7. Diversity Benefits Students

“One of the things that sets Arclabs apart is our diverse instructors, and we have eight to 10 of them at this campus. We all have strengths in various industries and our own teaching style. You can take three welders working at the same job, and they’re all going to have a different technique and a different perspective on what works for them. Now put this into perspective for our students. People process information differently. When a student struggles to learn, we can find an instructor who works well with that student. We don’t want a student leaving here missing something that could make or break their success.”

8. Why Do You Care if a Student Succeeds or Not?

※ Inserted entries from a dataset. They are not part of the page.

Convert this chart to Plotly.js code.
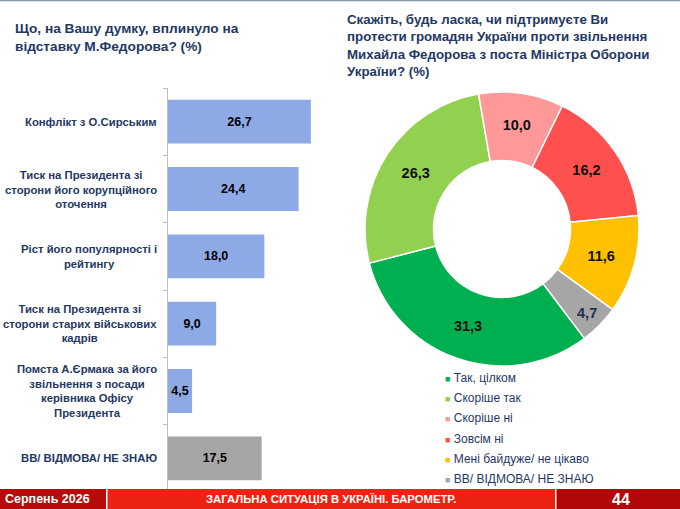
<!DOCTYPE html>
<html>
<head>
<meta charset="utf-8">
<script src="https://cdn.plot.ly/plotly-3.0.1.min.js"></script>
<style>
  html, body { margin: 0; padding: 0; background: #fff; }
  #chart { width: 680px; height: 509px; }
</style>
</head>
<body>
<div id="chart"></div>
<script>
// left chart: what influenced the resignation
const reasons = [
  "Конфлікт з О.Сирським",
  "Тиск на Президента зі<br>сторони його корупційного<br>оточення",
  "Ріст його популярності і<br>рейтингу",
  "Тиск на Президента зі<br>сторони старих військових<br>кадрів",
  "Помста А.Єрмака за його<br>звільнення з посади<br>керівника Офісу<br>Президента",
  "ВВ/ ВІДМОВА/ НЕ ЗНАЮ"
];
const reasonValues = [26.7, 24.4, 18.0, 9.0, 4.5, 17.5];

// right chart: support of protests
const answers = [
  "Так, цілком",
  "Скоріше так",
  "Скоріше ні",
  "Зовсім ні",
  "Мені байдуже/ не цікаво",
  "ВВ/ ВІДМОВА/ НЕ ЗНАЮ"
];
const answerValues = [31.3, 26.3, 10.0, 16.2, 11.6, 4.7];

const leftTitle = "Що, на Вашу думку, вплинуло на<br>відставку М.Федорова? (%)";
const rightTitle = "Скажіть, будь ласка, чи підтримуєте Ви<br>протести громадян України проти звільнення<br>Михайла Федорова з поста Міністра Оборони<br>України? (%)";
const footerLeft = "Серпень 2026";
const footerMid = "ЗАГАЛЬНА СИТУАЦІЯ В УКРАЇНІ. БАРОМЕТР.";
const footerPage = "44";

// styles
const W = 680, H = 509;
const NAVY = "#1f3864";
const FONT = "Liberation Sans, Arial, sans-serif";
const barColors = ["#8eaae6", "#8eaae6", "#8eaae6", "#8eaae6", "#8eaae6", "#a6a6a6"];
const pieColors = ["#00b050", "#92d050", "#ff9999", "#ff5050", "#ffc000", "#a6a6a6"];
const pieTextColors = ["#111", "#111", "#111", "#111", "#111", "#1f2d50"];

const px = x => x / W;
const py = y => 1 - y / H;

const bars = {
  type: "bar",
  orientation: "h",
  y: reasons,
  x: reasonValues,
  marker: { color: barColors },
  texttemplate: "%{x:.1f}",
  textposition: "inside",
  insidetextanchor: "middle",
  constraintext: "none",
  textfont: { family: FONT, size: 12.5, color: "#000", weight: "bold" },
  hoverinfo: "skip",
  xaxis: "x",
  yaxis: "y"
};

const donut = {
  type: "pie",
  labels: answers,
  values: answerValues,
  sort: false,
  direction: "clockwise",
  rotation: 143,
  hole: 0.5,
  marker: { colors: pieColors, line: { color: "#fff", width: 1.5 } },
  texttemplate: "%{value:.1f}",
  textposition: "inside",
  insidetextorientation: "horizontal",
  textfont: { family: FONT, size: 14.5, color: pieTextColors, weight: "bold" },
  domain: { x: [px(365), px(639)], y: [py(366), py(92)] },
  hoverinfo: "skip",
  showlegend: false
};

const annotations = [];

// category labels, centred lines like the original
reasons.forEach(r => {
  annotations.push({
    xref: "paper", yref: "y", x: px(159), y: r,
    xanchor: "right", yanchor: "middle", align: "center",
    text: r, showarrow: false,
    font: { family: FONT, size: 11.3, color: NAVY, weight: "bold" }
  });
});

// legend for the donut
answers.forEach((a, i) => {
  annotations.push({
    xref: "paper", yref: "paper", x: px(443), y: py(378 + i * 20.2),
    xanchor: "left", yanchor: "middle", align: "left",
    text: `<span style="color:${pieColors[i]};font-size:9px">■</span> ${a}`,
    showarrow: false,
    font: { family: FONT, size: 12, color: NAVY }
  });
});

// titles
annotations.push({
  xref: "paper", yref: "paper", x: px(13), y: py(19),
  xanchor: "left", yanchor: "top", align: "left",
  text: leftTitle, showarrow: false,
  font: { family: FONT, size: 13.7, color: NAVY, weight: "bold" }
});
annotations.push({
  xref: "paper", yref: "paper", x: px(345), y: py(10),
  xanchor: "left", yanchor: "top", align: "left",
  text: rightTitle, showarrow: false,
  font: { family: FONT, size: 13.3, color: NAVY, weight: "bold" }
});

// footer texts
annotations.push({
  xref: "paper", yref: "paper", x: px(3), y: py(499),
  xanchor: "left", yanchor: "middle", text: footerLeft, showarrow: false,
  font: { family: FONT, size: 12.5, color: "#fff", weight: "bold" }
});
annotations.push({
  xref: "paper", yref: "paper", x: px(331), y: py(499),
  xanchor: "center", yanchor: "middle", text: footerMid, showarrow: false,
  font: { family: FONT, size: 11.3, color: "#fff", weight: "bold" }
});
annotations.push({
  xref: "paper", yref: "paper", x: px(621), y: py(499),
  xanchor: "center", yanchor: "middle", text: footerPage, showarrow: false,
  font: { family: FONT, size: 16, color: "#fff", weight: "bold" }
});

const shapes = [
  { type: "line", xref: "paper", yref: "paper", x0: 0, x1: 1, y0: py(0.5), y1: py(0.5),
    line: { color: "#8797ad", width: 1.5 } },
  { type: "rect", xref: "paper", yref: "paper", x0: 0, x1: px(106), y0: 0, y1: py(489),
    fillcolor: "#b80a0a", line: { width: 0 }, layer: "above" },
  { type: "rect", xref: "paper", yref: "paper", x0: px(107.5), x1: px(555), y0: 0, y1: py(489),
    fillcolor: "#ee2212", line: { width: 0 }, layer: "above" },
  { type: "rect", xref: "paper", yref: "paper", x0: px(556.5), x1: 1, y0: 0, y1: py(489),
    fillcolor: "#b00808", line: { width: 0 }, layer: "above" }
];

const layout = {
  width: W,
  height: H,
  margin: { l: 0, r: 0, t: 0, b: 0 },
  paper_bgcolor: "#fff",
  plot_bgcolor: "#fff",
  separators: ",.",
  showlegend: false,
  bargap: 0.35,
  xaxis: {
    domain: [px(168), px(328)],
    range: [0, 29.9],
    visible: false,
    fixedrange: true
  },
  yaxis: {
    domain: [py(492), py(88)],
    autorange: "reversed",
    showticklabels: false,
    showline: true,
    linecolor: "#bfbfbf",
    linewidth: 1,
    ticks: "outside",
    ticklen: 4,
    tickcolor: "#bfbfbf",
    tickson: "boundaries",
    showgrid: false,
    zeroline: false,
    fixedrange: true
  },
  annotations: annotations,
  shapes: shapes
};

Plotly.newPlot("chart", [bars, donut], layout, { displayModeBar: false, staticPlot: true });
</script>
</body>
</html>
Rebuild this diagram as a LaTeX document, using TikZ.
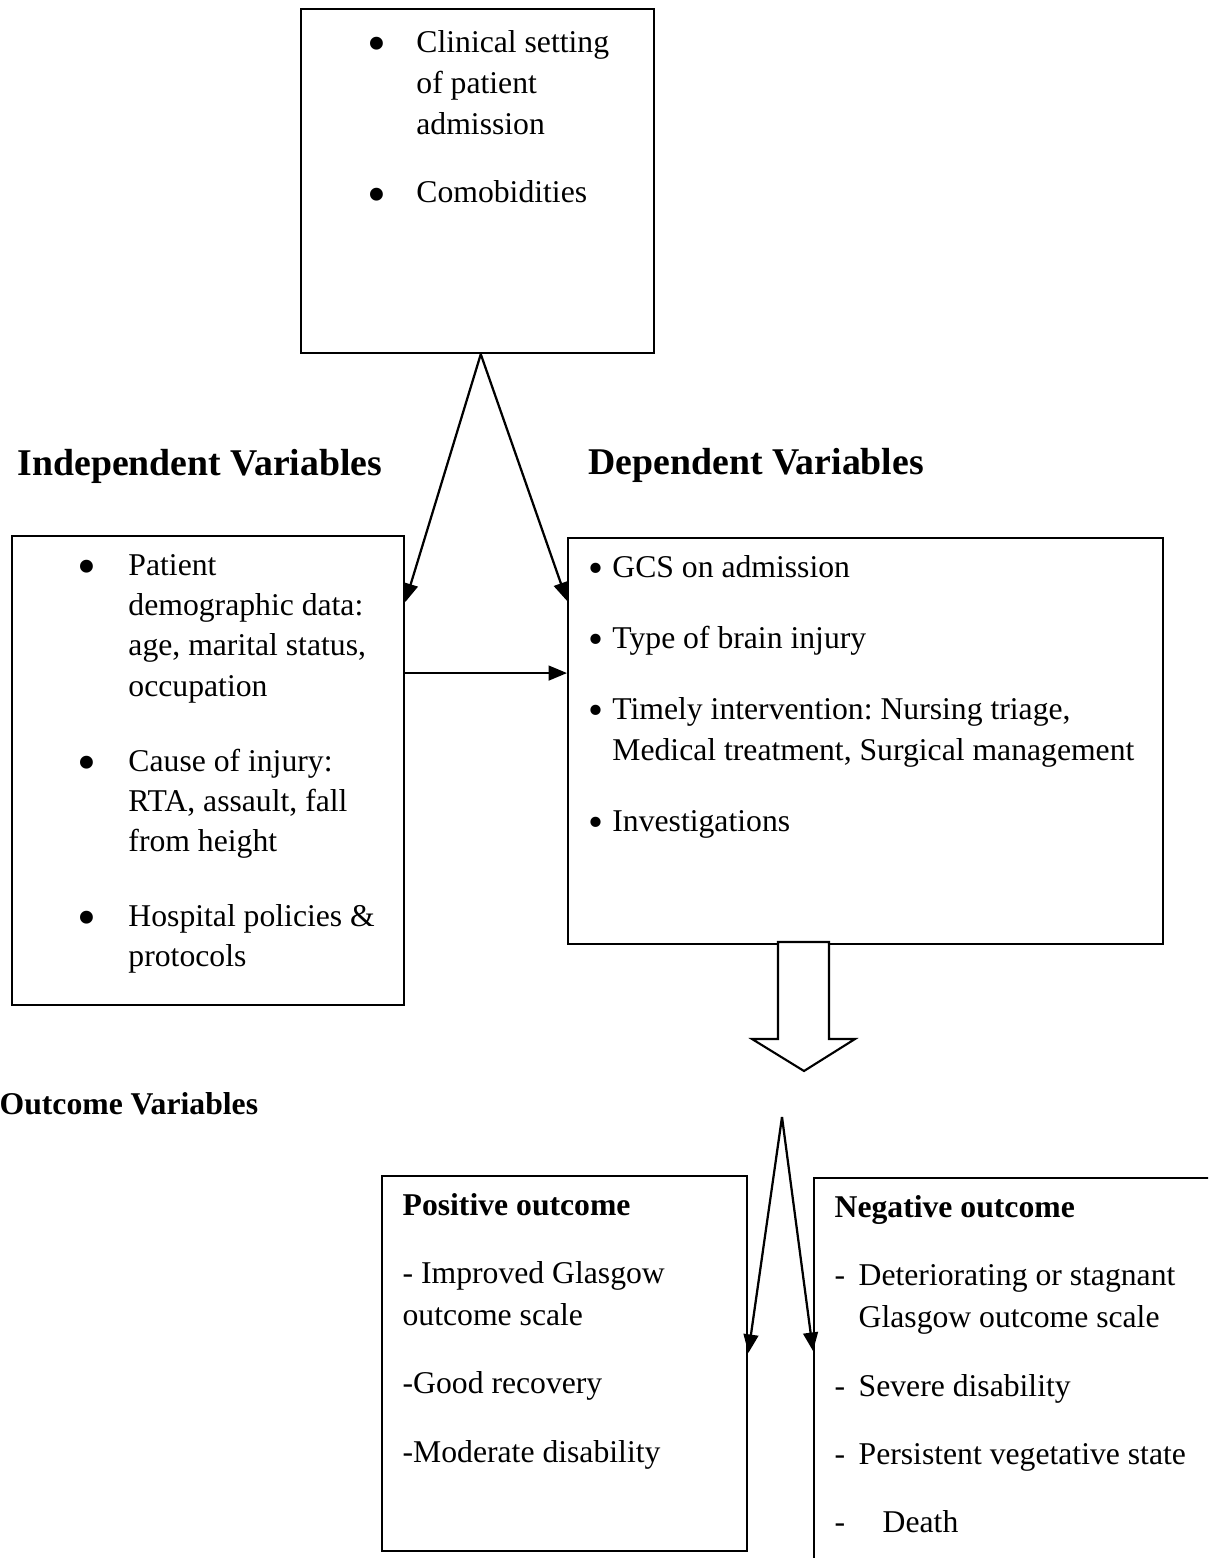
\documentclass[tikz,border=0pt]{standalone}
\usepackage{fontspec}
\setmainfont{Liberation Serif}
\usetikzlibrary{arrows.meta,positioning}
\tikzstyle{box}=[
	rectangle,
	draw,
	line width=0.85pt,
	anchor=north west,
	inner sep=0pt
]
\tikzstyle{txt}=[
	inner sep=0pt,
	anchor=base west
]
\tikzstyle{heading}=[
	inner sep=0pt,
	anchor=base west,
	font=\bfseries\fontsize{14.3}{17}\selectfont
]
\tikzstyle{link}=[
	->,
	>={Triangle[length=7pt,width=5.6pt]},
	line width=0.85pt
]
\tikzstyle{hollow}=[
	draw,
	fill=white,
	line width=0.8pt,
	line join=miter
]
\newcommand{\bulletmark}{\kern-1.4pt\raisebox{-3.5pt}{\scalebox{1.7}{\textbullet}}}
\newcommand{\bitem}[2]{\par\hangindent=#1\hangafter=1\noindent\makebox[#1][l]{\bulletmark}\ignorespaces#2\par}
\newcommand{\ditem}[1]{\par\hangindent=9.1pt\hangafter=1\noindent\makebox[9.1pt][l]{-}\ignorespaces#1\par}
\frenchspacing
\begin{document}
\begin{tikzpicture}[x=0.3788pt,y=-0.3788pt]
\useasboundingbox (0,0) rectangle (1208,1558);
\clip (0,0) rectangle (1208,1558);
% boxes
\node [box, minimum width=133.7pt, minimum height=130.3pt] (ctx) at (300,8) {};
\node [box, minimum width=148.5pt, minimum height=177.7pt] (indep) at (11,535) {};
\node [box, minimum width=225.4pt, minimum height=153.8pt] (dep) at (567,537) {};
\node [box, minimum width=138.3pt, minimum height=142pt] (pos) at (381,1175) {};
\node [box, minimum width=155.3pt, minimum height=151.5pt] (neg) at (813,1177) {};
% box contents
\node [txt] (ctxtext) [below right=16.7pt and 26.7pt of ctx.north west, anchor=base west]
	{\parbox[t]{110pt}{\fontsize{12}{15.7}\selectfont\parskip=10pt
	\bitem{17.2pt}{Clinical setting\\of patient\\admission}
	\bitem{17.2pt}{Comobidities}}};
\node [txt] (indeptext) [below right=15.2pt and 26.3pt of indep.north west, anchor=base west]
	{\parbox[t]{125pt}{\fontsize{12}{15.3}\selectfont\parskip=13pt
	\bitem{18pt}{Patient\\demographic data:\\age, marital status,\\occupation}
	\bitem{18pt}{Cause of injury:\\RTA, assault, fall\\from height}
	\bitem{18pt}{Hospital policies \&\\protocols}}};
\node [txt] (deptext) [below right=15.5pt and 8.7pt of dep.north west, anchor=base west]
	{\parbox[t]{215pt}{\fontsize{12}{15.5}\selectfont\parskip=11.4pt
	\renewcommand{\bulletmark}{\kern-0.6pt\raisebox{-1.7pt}{\scalebox{1.35}{\textbullet}}}%
	\bitem{8.3pt}{GCS on admission}
	\bitem{8.3pt}{Type of brain injury}
	\bitem{8.3pt}{Timely intervention: Nursing triage,\\Medical treatment, Surgical management}
	\bitem{8.3pt}{Investigations}}};
\node [txt] (postext) [below right=15.2pt and 8pt of pos.north west, anchor=base west]
	{\parbox[t]{125pt}{\fontsize{12}{15.9}\selectfont\parskip=10pt
	\textbf{Positive outcome}\par
	- Improved Glasgow\\outcome scale\par
	-Good recovery\par
	-Moderate disability}};
\node [txt] (negtext) [below right=15.2pt and 8pt of neg.north west, anchor=base west]
	{\parbox[t]{140pt}{\fontsize{12}{16}\selectfont\parskip=9.9pt
	\textbf{Negative outcome}\par
	\ditem{Deteriorating or stagnant\\Glasgow outcome scale}
	\ditem{Severe disability}
	\ditem{Persistent vegetative state}
	\ditem{\hspace*{9.1pt}Death}}};
% headings
\node [heading] (indeplabel) [above right=22.7pt and 2.3pt of indep.north west, anchor=base west] {Independent Variables};
\node [heading] (deplabel) [above right=23.5pt and 8pt of dep.north west, anchor=base west] {Dependent Variables};
\node [heading, font=\bfseries\fontsize{12}{14}\selectfont] (outlabel) [below right=40.9pt and -4.5pt of indep.south west, anchor=base west] {Outcome Variables};
% connectors
\draw [link] ([xshift=1.2pt]ctx.south) -- ([yshift=-25.4pt]indep.north east);
\draw [link] ([xshift=1.2pt]ctx.south) -- ([yshift=-24.2pt]dep.north west);
\coordinate (demo) at ([yshift=-52.3pt]indep.north east);
\draw [link] (demo) -- (demo -| dep.west);
\draw [hollow] (778,942) -- (778,1039) -- (752,1039) -- (804,1071) -- (855,1039) -- (829,1039) -- (829,942) -- cycle;
\coordinate (split) at (782,1117);
\draw [link] (split) -- ([yshift=-67.4pt]pos.north east);
\draw [link] (split) -- ([yshift=-65.9pt]neg.north west);
\end{tikzpicture}
\end{document}
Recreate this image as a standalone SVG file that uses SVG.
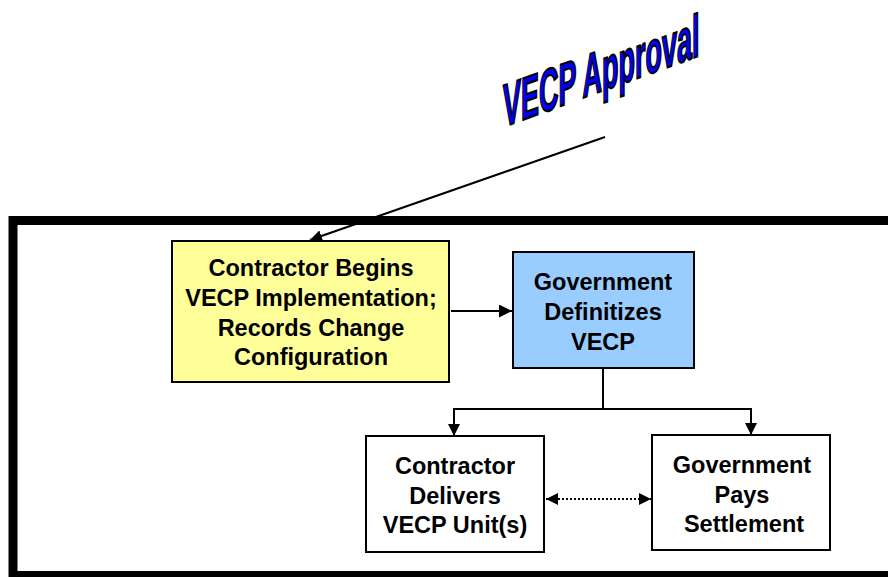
<svg xmlns="http://www.w3.org/2000/svg" width="888" height="577" viewBox="0 0 888 577">
<style>
.box{stroke:#000;stroke-width:2}
.t{font-family:"Liberation Sans",Arial,sans-serif;font-weight:bold;font-size:23.5px;text-anchor:middle;fill:#000}
.c{stroke:#000;stroke-width:2;fill:none}
</style>
<defs>
<marker id="ah" viewBox="0 0 10 10" refX="10" refY="5" markerWidth="12" markerHeight="12" markerUnits="userSpaceOnUse" orient="auto-start-reverse">
<path d="M0,0 L10,5 L0,10 z" fill="#000"/>
</marker>
<marker id="ah2" viewBox="0 0 10 10" refX="10" refY="5" markerWidth="13" markerHeight="13" markerUnits="userSpaceOnUse" orient="auto-start-reverse">
<path d="M0,0 L10,5 L0,10 z" fill="#000"/>
</marker>
</defs>
<rect width="888" height="577" fill="#fff"/>
<g id="frame"><rect x="13" y="220.5" width="900" height="355" fill="none" stroke="#000" stroke-width="9"/></g>
<g id="title">
<text transform="translate(503,127) skewY(-20) scale(0.45,1)" font-family="Liberation Sans,Arial,sans-serif" font-weight="bold" font-size="60" fill="#0000FF" stroke="#000" stroke-width="1.8" vector-effect="non-scaling-stroke">VECP Approval</text>
</g>
<g id="connectors">
<line class="c" x1="605" y1="137" x2="310" y2="240" marker-end="url(#ah)"/>
<line class="c" x1="451" y1="311" x2="512" y2="311" marker-end="url(#ah2)"/>
<polyline class="c" points="603,368 603,409"/>
<polyline class="c" points="454,436 454,409 751,409 751,435" marker-start="url(#ah)" marker-end="url(#ah)"/>
<line class="c" x1="546" y1="499" x2="651" y2="499" stroke-dasharray="2,2" marker-start="url(#ah)" marker-end="url(#ah)"/>
</g>
<g id="n1">
<rect class="box" x="172" y="241" width="277" height="141" fill="#FFFF99"/>
<text class="t" x="311" y="276">Contractor Begins</text>
<text class="t" x="311" y="306">VECP Implementation;</text>
<text class="t" x="311" y="336">Records Change</text>
<text class="t" x="311" y="365">Configuration</text>
</g>
<g id="n2">
<rect class="box" x="513" y="252" width="181" height="116" fill="#99CCFF"/>
<text class="t" x="603" y="290">Government</text>
<text class="t" x="603" y="320">Definitizes</text>
<text class="t" x="603" y="350">VECP</text>
</g>
<g id="n3">
<rect class="box" x="366" y="436" width="178" height="116" fill="#fff"/>
<text class="t" x="455" y="474">Contractor</text>
<text class="t" x="455" y="504">Delivers</text>
<text class="t" x="455" y="533">VECP Unit(s)</text>
</g>
<g id="n4">
<rect class="box" x="652" y="435" width="178" height="115" fill="#fff"/>
<text class="t" x="742" y="473">Government</text>
<text class="t" x="742" y="503">Pays</text>
<text class="t" x="744" y="532">Settlement</text>
</g>
</svg>
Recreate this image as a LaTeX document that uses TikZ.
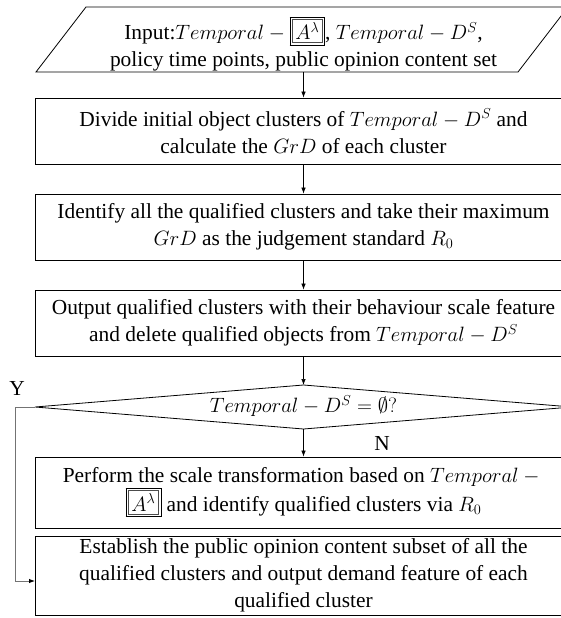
\documentclass[tikz,border=0pt]{standalone}
\usepackage{fontspec}
\setmainfont{Liberation Serif}
\usetikzlibrary{arrows.meta,calc}

% double-framed symbol used for the adjacency term
\newcommand{\dframe}[1]{{\setlength{\fboxsep}{1.8pt}\setlength{\fboxrule}{0.7pt}%
  \fcolorbox{black}{white}{\setlength{\fboxsep}{2.6pt}\fcolorbox{black!70}{white}{$#1$}}}}

\begin{document}
\begin{tikzpicture}[x=1pt,y=-1pt,
  font=\fontsize{21.4}{27}\selectfont,
  box/.style={draw, line width=0.8pt, minimum width=537pt, align=center, inner sep=0pt},
  flow/.style={draw, line width=0.7pt, -{Latex[length=6pt,width=4.5pt]}},
  yflow/.style={draw=black!55, line width=0.9pt, -{Latex[length=6pt,width=4.5pt,color=black]}}]
\useasboundingbox (0,0) rectangle (561,618);
\fill[white] (0,0) rectangle (561,618);

% input parallelogram
\draw[line width=0.8pt] (36,72) -- (86,7) -- (568,7) -- (518,72) -- cycle;
\node[align=center, inner sep=0pt] (inp) at (303.5,44)
  {Input:$Temporal-\dframe{A^{\lambda}}$, $Temporal-D^S$,\\policy time points, public opinion content set};
\coordinate (inb) at (303.5,72);

% process boxes
\node[box, minimum height=66pt] (b1) at (303.5,131)
  {Divide initial object clusters of $Temporal-D^S$ and\\calculate the $GrD$ of each cluster};
\node[box, minimum height=66pt] (b2) at (303.5,227)
  {Identify all the qualified clusters and take their maximum\\$GrD$ as the judgement standard $R_0$};
\node[box, minimum height=66pt] (b3) at (303.5,323)
  {Output qualified clusters with their behaviour scale feature\\and delete qualified objects from $Temporal-D^S$};

% decision
\coordinate (dtop) at (303.5,385);
\coordinate (dbot) at (303.5,429);
\coordinate (dleft) at (35,407);
\coordinate (dright) at (572,407);
\draw[line width=0.8pt] (dtop) -- (dright) -- (dbot) -- (dleft) -- cycle;
\node[inner sep=0pt] (dec) at (303.5,406) {$Temporal-D^S=\emptyset?$};

\node[box, minimum height=71pt] (b4) at (303.5,492.5)
  {Perform the scale transformation based on $Temporal-{}$\\\dframe{A^{\lambda}} and identify qualified clusters via $R_0$};
\node[box, minimum height=79pt] (b5) at (303.5,575.5)
  {Establish the public opinion content subset of all the\\qualified clusters and output demand feature of each\\qualified cluster};
\coordinate (yin) at (35,581);

% branch labels
\node (ylab) at (17,388) {Y};
\node (nlab) at (382,443) {N};

% connectors
\draw[flow] (inb) -- (b1.north);
\draw[flow] (b1.south) -- (b2.north);
\draw[flow] (b2.south) -- (b3.north);
\draw[flow] (b3.south) -- (dtop);
\draw[flow] (dbot) -- (b4.north);
\draw[yflow] (dleft) -- ++(-20,0) |- (yin);
\end{tikzpicture}
\end{document}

My character means a lot to me, so what somebody says about me as an instructor matters. I never want somebody leaving here saying ‘My instructor was Earl Price, and he didn’t work hard enough.’ What that means to a student is that we are both going to work hard toward getting this right. For students with good mechanical skills, we focus on the mentality that they’re going to take into the field. I don’t want them asking if their weld is good enough to pass inspection. I want them asking “How can I make this weld better?”

9. The CWI Difference

“I had 25 years of experience before I became an AWS Certified Welding Inspector (CWI) in 2020. You look at things differently when you can combine an understanding of welding codes and real-world experience, and that’s the perspective I bring to our students and other instructors. I know what the code demands from an inspection side, and I know what you need to do as a welder to a make a code-quality weld.”

10. Student Success

“The real gratification in this job comes when former students stop by to share their success, like show off a new truck. I had a student named Jaylen Johnson who had the desire to learn. He moved through our curriculum probably twice as fast as the average student. He got a lot more than he paid for. The week after he graduated school, he went and took a pipe test. Now he’s a pipe welder running the roads making good money, rather than working a regular 9-to-5 job.”